■ **Exercise prompt**
Count how many lines hold the string "matplotlib". Answer with that number and nothing more.

++++ Records shown ++++

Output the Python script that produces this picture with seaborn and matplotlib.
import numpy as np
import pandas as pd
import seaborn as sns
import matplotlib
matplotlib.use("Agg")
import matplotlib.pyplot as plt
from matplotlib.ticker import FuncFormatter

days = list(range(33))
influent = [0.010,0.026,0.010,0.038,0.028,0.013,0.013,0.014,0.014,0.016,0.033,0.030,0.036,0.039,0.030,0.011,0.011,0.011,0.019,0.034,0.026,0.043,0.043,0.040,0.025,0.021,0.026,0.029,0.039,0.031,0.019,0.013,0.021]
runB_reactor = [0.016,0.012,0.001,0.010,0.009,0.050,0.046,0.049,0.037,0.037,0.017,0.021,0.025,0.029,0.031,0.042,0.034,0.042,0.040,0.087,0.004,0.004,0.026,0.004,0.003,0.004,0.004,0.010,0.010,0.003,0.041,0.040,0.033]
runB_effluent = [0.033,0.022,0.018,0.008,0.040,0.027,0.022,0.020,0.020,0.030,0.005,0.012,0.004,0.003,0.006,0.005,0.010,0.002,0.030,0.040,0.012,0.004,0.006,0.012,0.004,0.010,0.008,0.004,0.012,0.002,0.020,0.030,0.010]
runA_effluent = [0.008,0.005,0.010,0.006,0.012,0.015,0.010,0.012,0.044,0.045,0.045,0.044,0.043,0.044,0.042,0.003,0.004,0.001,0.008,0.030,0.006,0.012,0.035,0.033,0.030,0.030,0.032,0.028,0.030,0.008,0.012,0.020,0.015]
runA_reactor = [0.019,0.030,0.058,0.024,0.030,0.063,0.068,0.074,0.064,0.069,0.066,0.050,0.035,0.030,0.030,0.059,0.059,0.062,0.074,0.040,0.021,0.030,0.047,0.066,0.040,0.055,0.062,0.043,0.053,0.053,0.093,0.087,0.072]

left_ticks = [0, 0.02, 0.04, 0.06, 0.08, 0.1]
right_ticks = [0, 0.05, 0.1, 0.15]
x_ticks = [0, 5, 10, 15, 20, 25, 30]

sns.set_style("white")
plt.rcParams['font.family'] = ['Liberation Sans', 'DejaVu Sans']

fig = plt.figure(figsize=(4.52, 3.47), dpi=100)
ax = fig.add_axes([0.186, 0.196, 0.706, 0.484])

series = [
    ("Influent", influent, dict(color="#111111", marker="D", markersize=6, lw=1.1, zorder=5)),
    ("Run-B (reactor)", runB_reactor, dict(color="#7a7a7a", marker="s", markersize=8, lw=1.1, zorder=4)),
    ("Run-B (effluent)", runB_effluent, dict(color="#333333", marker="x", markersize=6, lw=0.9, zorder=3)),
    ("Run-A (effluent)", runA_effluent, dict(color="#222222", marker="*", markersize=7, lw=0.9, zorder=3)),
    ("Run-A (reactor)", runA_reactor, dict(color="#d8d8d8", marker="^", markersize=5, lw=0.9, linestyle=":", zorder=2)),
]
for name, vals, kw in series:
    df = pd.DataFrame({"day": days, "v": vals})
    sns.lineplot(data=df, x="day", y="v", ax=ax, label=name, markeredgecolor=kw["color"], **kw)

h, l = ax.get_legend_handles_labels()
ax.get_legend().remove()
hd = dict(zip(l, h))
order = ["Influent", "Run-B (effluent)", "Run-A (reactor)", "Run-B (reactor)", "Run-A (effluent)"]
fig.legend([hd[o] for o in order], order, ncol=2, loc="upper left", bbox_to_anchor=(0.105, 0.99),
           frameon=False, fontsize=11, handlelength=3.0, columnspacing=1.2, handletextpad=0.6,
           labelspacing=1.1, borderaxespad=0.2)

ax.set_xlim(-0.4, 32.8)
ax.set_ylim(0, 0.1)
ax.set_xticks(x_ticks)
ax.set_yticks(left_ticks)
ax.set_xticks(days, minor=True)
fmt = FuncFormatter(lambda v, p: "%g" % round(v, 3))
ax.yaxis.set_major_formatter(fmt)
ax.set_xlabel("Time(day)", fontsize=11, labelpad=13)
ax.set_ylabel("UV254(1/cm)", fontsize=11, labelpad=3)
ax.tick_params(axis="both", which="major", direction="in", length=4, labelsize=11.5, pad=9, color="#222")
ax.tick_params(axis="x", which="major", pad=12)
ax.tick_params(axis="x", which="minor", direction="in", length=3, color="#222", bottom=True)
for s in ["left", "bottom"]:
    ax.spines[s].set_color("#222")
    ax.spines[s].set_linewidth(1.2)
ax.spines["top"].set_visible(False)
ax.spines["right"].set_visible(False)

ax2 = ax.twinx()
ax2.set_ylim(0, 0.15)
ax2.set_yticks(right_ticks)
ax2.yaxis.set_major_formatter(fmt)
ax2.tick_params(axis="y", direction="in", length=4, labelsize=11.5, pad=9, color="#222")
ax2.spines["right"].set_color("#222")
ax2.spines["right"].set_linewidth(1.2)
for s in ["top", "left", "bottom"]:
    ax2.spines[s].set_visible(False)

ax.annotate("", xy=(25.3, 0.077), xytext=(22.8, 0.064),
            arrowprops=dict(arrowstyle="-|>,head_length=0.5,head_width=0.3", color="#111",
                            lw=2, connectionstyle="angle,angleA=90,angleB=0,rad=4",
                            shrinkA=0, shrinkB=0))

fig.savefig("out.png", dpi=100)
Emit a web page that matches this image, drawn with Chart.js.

++++

■ **Solution below**
5